WHAT THE EXERCISE ASKS:
Working from the data below, reproduce exactly the lines starting at the one that holds "Recreate this image" and ending at the one that holds "const toRows = (rs: number[], ms: number[])". Pictures are excluded.

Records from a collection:
● ● ●

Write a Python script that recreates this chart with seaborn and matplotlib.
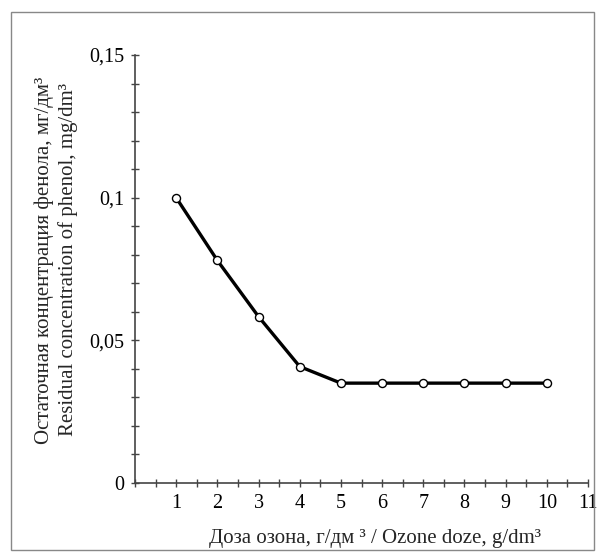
import numpy as np
import pandas as pd
import matplotlib
matplotlib.use("Agg")
import matplotlib.pyplot as plt
from matplotlib.patches import Rectangle
from matplotlib.ticker import MultipleLocator
import seaborn as sns

# Доза озона (г/дм3) и остаточная концентрация фенола (мг/дм3)
doza = [1, 2, 3, 4, 5, 6, 7, 8, 9, 10]
fenol = [0.100, 0.078, 0.0583, 0.0408, 0.035, 0.035, 0.035, 0.035, 0.035, 0.035]

y_ticks = [0, 0.05, 0.1, 0.15]
y_labels = ["0", "0,05", "0,1", "0,15"]
x_ticks = list(range(1, 12))

df = pd.DataFrame({"doza": doza, "fenol": fenol})

sns.set_theme(style="ticks")
plt.rcParams["font.family"] = ["Liberation Serif", "DejaVu Serif"]

fig = plt.figure(figsize=(6.05, 5.6), dpi=100)
ax = fig.add_axes([135 / 605, 1 - 483 / 560, (588 - 135) / 605, (483 - 55) / 560])

sns.lineplot(data=df, x="doza", y="fenol", ax=ax, color="black", linewidth=2.4,
             marker="o", markersize=5.8, markerfacecolor="white",
             markeredgecolor="black", markeredgewidth=1.0)

ax.set_xlim(0, 11)
ax.set_ylim(0, 0.15)
ax.set_xticks(x_ticks)
ax.set_xticklabels([str(t) for t in x_ticks])
ax.xaxis.set_minor_locator(MultipleLocator(0.5))
ax.set_yticks(y_ticks)
ax.set_yticklabels(y_labels)
ax.yaxis.set_minor_locator(MultipleLocator(0.01))

gris = "#444444"
for s in ["top", "right"]:
    ax.spines[s].set_visible(False)
for s in ["left", "bottom"]:
    ax.spines[s].set_color(gris)
    ax.spines[s].set_linewidth(1.2)

ax.tick_params(which="both", direction="inout", length=5.5, width=1.0,
               color=gris, labelsize=14.5, labelcolor="black", pad=5)
ax.set_xlabel("")
ax.set_ylabel("")

fig.text(375 / 605, 1 - 538 / 560,
         "Доза озона, г/дм ³ / Ozone doze, g/dm³",
         ha="center", va="center", fontsize=15)
fig.text(56 / 605, 1 - 260 / 560,
         "Остаточная концентрация фенола, мг/дм³\nResidual concentration of phenol, mg/dm³",
         ha="center", va="center", rotation=90, fontsize=15,
         multialignment="center", linespacing=1.25)

# рамка вокруг рисунка
fig.patches.append(Rectangle((11 / 605, 1 - 550 / 560), (594 - 11) / 605, (550 - 12) / 560,
                             transform=fig.transFigure, fill=False,
                             edgecolor="#888888", linewidth=1.0))

fig.savefig("out.png", dpi=100)
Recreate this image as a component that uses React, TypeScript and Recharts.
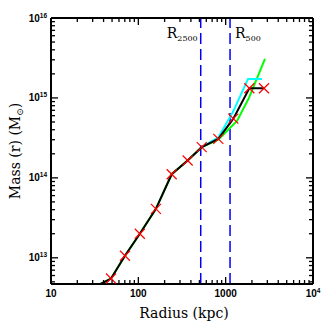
import { ComposedChart, Line, Scatter, XAxis, YAxis, ReferenceLine } from 'recharts'

// radius (kpc) and enclosed mass (Msun)
const markerR = [48.7, 70.3, 104, 159, 241, 367, 532, 824, 1224, 1866, 2748]
const markerM = [5.5e12, 1.06e13, 2.0e13, 4.1e13, 1.11e14, 1.65e14, 2.42e14, 3.07e14, 5.5e14, 1.32e15, 1.32e15]

const blackR = [35.5, 48.7, 70.3, 104, 159, 241, 367, 532, 824, 1224, 1866, 2748]
const blackM = [4.6e12, 5.5e12, 1.06e13, 2.0e13, 4.1e13, 1.11e14, 1.65e14, 2.42e14, 3.07e14, 5.5e14, 1.32e15, 1.32e15]

const greenR = [35.5, 48.7, 70.3, 104, 159, 241, 367, 532, 824, 1349, 1849, 2818]
const greenM = [4.6e12, 5.5e12, 1.06e13, 2.0e13, 4.1e13, 1.11e14, 1.65e14, 2.42e14, 3.0e14, 5.16e14, 1.0e15, 3.07e15]

const cyanR = [532, 824, 1213, 1803, 2606]
const cyanM = [2.42e14, 3.2e14, 6.7e14, 1.73e15, 1.73e15]

const r2500 = 518
const r500 = 1122

const xMajor = [10, 100, 1000, 10000]
const xLabels = [['10', ''], ['100', ''], ['1000', ''], ['10', '4']]
const yMajor = [1e13, 1e14, 1e15, 1e16]
const yLabels = [['10', '13'], ['10', '14'], ['10', '15'], ['10', '16']]

const xDomain = [10, 10000]
const yDomain = [4.7e12, 1e16]

const toRows = (rs: number[], ms: number[]) => rs.map((r, i) => ({ r, m: ms[i] }))

// log minor ticks inside the domain
const logTicks = (majors: number[], lo: number, hi: number) => {
  const out: number[] = []
  const first = majors[0] / 10
  for (const base of [first, ...majors]) {
    for (let k = 1; k <= 9; k++) {
      const v = k * base
      if (v >= lo * 0.999 && v <= hi * 1.001) out.push(v)
    }
  }
  return out
}

const xTicks = logTicks(xMajor, xDomain[0], xDomain[1])
const yTicks = logTicks(yMajor, yDomain[0], yDomain[1])

const majorIdx = (v: number, majors: number[]) =>
  majors.findIndex((m) => Math.abs(v / m - 1) < 1e-6)

const tickFont = { fontFamily: 'Liberation Sans, Arial, sans-serif', fontWeight: 700 }

function makeTick(side: 'bottom' | 'top' | 'left' | 'right') {
  return (p: any) => {
    const x = Number(p.x)
    const y = Number(p.y)
    const v = p.payload.value
    const isX = side === 'bottom' || side === 'top'
    const idx = majorIdx(v, isX ? xMajor : yMajor)
    const len = idx >= 0 ? 7 : 4
    const w = 1.3
    let rect
    if (side === 'bottom') rect = { x: x - w / 2, y: y - len, width: w, height: len }
    else if (side === 'top') rect = { x: x - w / 2, y, width: w, height: len }
    else if (side === 'left') rect = { x, y: y - w / 2, width: len, height: w }
    else rect = { x: x - len, y: y - w / 2, width: len, height: w }
    let label = null
    if (idx >= 0 && side === 'bottom') {
      const [b, s] = xLabels[idx]
      label = (
        <text x={x} y={y + 13} textAnchor="middle" fontSize={10} fill="#000" stroke="none" {...tickFont}>
          {b}
          {s && <tspan dy={-4} fontSize={6.5}>{s}</tspan>}
        </text>
      )
    }
    if (idx >= 0 && side === 'left') {
      const [b, s] = yLabels[idx]
      label = (
        <text x={x - 4} y={y + 3.5} textAnchor="end" fontSize={10} fill="#000" stroke="none" {...tickFont}>
          {b}
          <tspan dy={-4} fontSize={6.5}>{s}</tspan>
        </text>
      )
    }
    return (
      <g>
        <rect {...rect} fill="#000" stroke="none" />
        {label}
      </g>
    )
  }
}

const Cross = (p: any) => {
  const { cx, cy } = p
  const d = 5
  return (
    <g>
      <line x1={cx - d} y1={cy - d} x2={cx + d} y2={cy + d} stroke="#ff0000" strokeWidth={1.2} />
      <line x1={cx - d} y1={cy + d} x2={cx + d} y2={cy - d} stroke="#ff0000" strokeWidth={1.2} />
    </g>
  )
}

const serif = 'DejaVu Serif, Liberation Serif, serif'

export default function App() {
  return (
    <div style={{ position: 'absolute', left: 0, top: 0, width: 332, height: 332, background: '#fff' }}>
      <ComposedChart width={332} height={332} margin={{ top: 17, right: 18, bottom: 0, left: 0 }}>
        <XAxis
          dataKey="r"
          type="number"
          scale="log"
          domain={xDomain}
          allowDataOverflow
          ticks={xTicks}
          interval={0}
          tickSize={0}
          tickMargin={0}
          tickLine={false}
          tick={makeTick('bottom')}
          height={48}
          axisLine={{ stroke: '#000', strokeWidth: 2 }}
          label={{
            content: () => (
              <text x={184} y={318} textAnchor="middle" fontSize={14} fontFamily={serif} fill="#000">
                Radius (kpc)
              </text>
            ),
          }}
        />
        <XAxis
          xAxisId="top"
          orientation="top"
          dataKey="r"
          type="number"
          scale="log"
          domain={xDomain}
          allowDataOverflow
          ticks={xTicks}
          interval={0}
          tickSize={0}
          tickMargin={0}
          tickLine={false}
          tick={makeTick('top')}
          height={1}
          axisLine={{ stroke: '#000', strokeWidth: 2 }}
        />
        <YAxis
          dataKey="m"
          type="number"
          scale="log"
          domain={yDomain}
          allowDataOverflow
          ticks={yTicks}
          interval={0}
          tickSize={0}
          tickMargin={0}
          tickLine={false}
          tick={makeTick('left')}
          width={51}
          axisLine={{ stroke: '#000', strokeWidth: 2 }}
          label={{
            content: () => (
              <text
                x={20}
                y={151}
                transform="rotate(-90 20 151)"
                textAnchor="middle"
                fontSize={14}
                fontFamily={serif}
                fill="#000"
              >
                Mass (r) (M
                <tspan dy={3} fontSize={9}>⊙</tspan>
                <tspan dy={-3}>)</tspan>
              </text>
            ),
          }}
        />
        <YAxis
          yAxisId="right"
          orientation="right"
          dataKey="m"
          type="number"
          scale="log"
          domain={yDomain}
          allowDataOverflow
          ticks={yTicks}
          interval={0}
          tickSize={0}
          tickMargin={0}
          tickLine={false}
          tick={makeTick('right')}
          width={1}
          axisLine={{ stroke: '#000', strokeWidth: 2 }}
        />
        <ReferenceLine
          x={r2500}
          stroke="#0000ff"
          strokeWidth={1.5}
          strokeDasharray="11 5"
          label={{
            content: (p: any) => (
              <text x={p.viewBox.x - 3} y={38} textAnchor="end" fontSize={14} fontFamily={serif} fill="#000">
                R<tspan dy={3} fontSize={8}>2500</tspan>
              </text>
            ),
          }}
        />
        <ReferenceLine
          x={r500}
          stroke="#0000ff"
          strokeWidth={1.5}
          strokeDasharray="11 5"
          label={{
            content: (p: any) => (
              <text x={p.viewBox.x + 5} y={38} textAnchor="start" fontSize={14} fontFamily={serif} fill="#000">
                R<tspan dy={3} fontSize={8}>500</tspan>
              </text>
            ),
          }}
        />
        <Line
          data={toRows(greenR, greenM)}
          dataKey="m"
          type="linear"
          stroke="#00ff00"
          strokeWidth={2}
          dot={false}
          isAnimationActive={false}
        />
        {/* cyan profile hung on the top/right axes so they get ticks too (same domains) */}
        <Line
          data={toRows(cyanR, cyanM)}
          dataKey="m"
          xAxisId="top"
          yAxisId="right"
          type="linear"
          stroke="#00ffff"
          strokeWidth={2}
          dot={false}
          isAnimationActive={false}
        />
        <Line
          data={toRows(blackR, blackM)}
          dataKey="m"
          type="linear"
          stroke="#000"
          strokeWidth={2}
          dot={false}
          isAnimationActive={false}
        />
        <Scatter data={toRows(markerR, markerM)} dataKey="m" shape={Cross} isAnimationActive={false} />
      </ComposedChart>
    </div>
  )
}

● ● ●

FINISHED TASK:
Recreate this image as a component that uses React, TypeScript and Recharts.
import { ComposedChart, Line, Scatter, XAxis, YAxis, ReferenceLine } from 'recharts'

// radius (kpc) and enclosed mass (Msun)
const markerR = [48.7, 70.3, 104, 159, 241, 367, 532, 824, 1224, 1866, 2748]
const markerM = [5.5e12, 1.06e13, 2.0e13, 4.1e13, 1.11e14, 1.65e14, 2.42e14, 3.07e14, 5.5e14, 1.32e15, 1.32e15]

const blackR = [35.5, 48.7, 70.3, 104, 159, 241, 367, 532, 824, 1224, 1866, 2748]
const blackM = [4.6e12, 5.5e12, 1.06e13, 2.0e13, 4.1e13, 1.11e14, 1.65e14, 2.42e14, 3.07e14, 5.5e14, 1.32e15, 1.32e15]

const greenR = [35.5, 48.7, 70.3, 104, 159, 241, 367, 532, 824, 1349, 1849, 2818]
const greenM = [4.6e12, 5.5e12, 1.06e13, 2.0e13, 4.1e13, 1.11e14, 1.65e14, 2.42e14, 3.0e14, 5.16e14, 1.0e15, 3.07e15]

const cyanR = [532, 824, 1213, 1803, 2606]
const cyanM = [2.42e14, 3.2e14, 6.7e14, 1.73e15, 1.73e15]

const r2500 = 518
const r500 = 1122

const xMajor = [10, 100, 1000, 10000]
const xLabels = [['10', ''], ['100', ''], ['1000', ''], ['10', '4']]
const yMajor = [1e13, 1e14, 1e15, 1e16]
const yLabels = [['10', '13'], ['10', '14'], ['10', '15'], ['10', '16']]

const xDomain = [10, 10000]
const yDomain = [4.7e12, 1e16]

const toRows = (rs: number[], ms: number[]) => rs.map((r, i) => ({ r, m: ms[i] }))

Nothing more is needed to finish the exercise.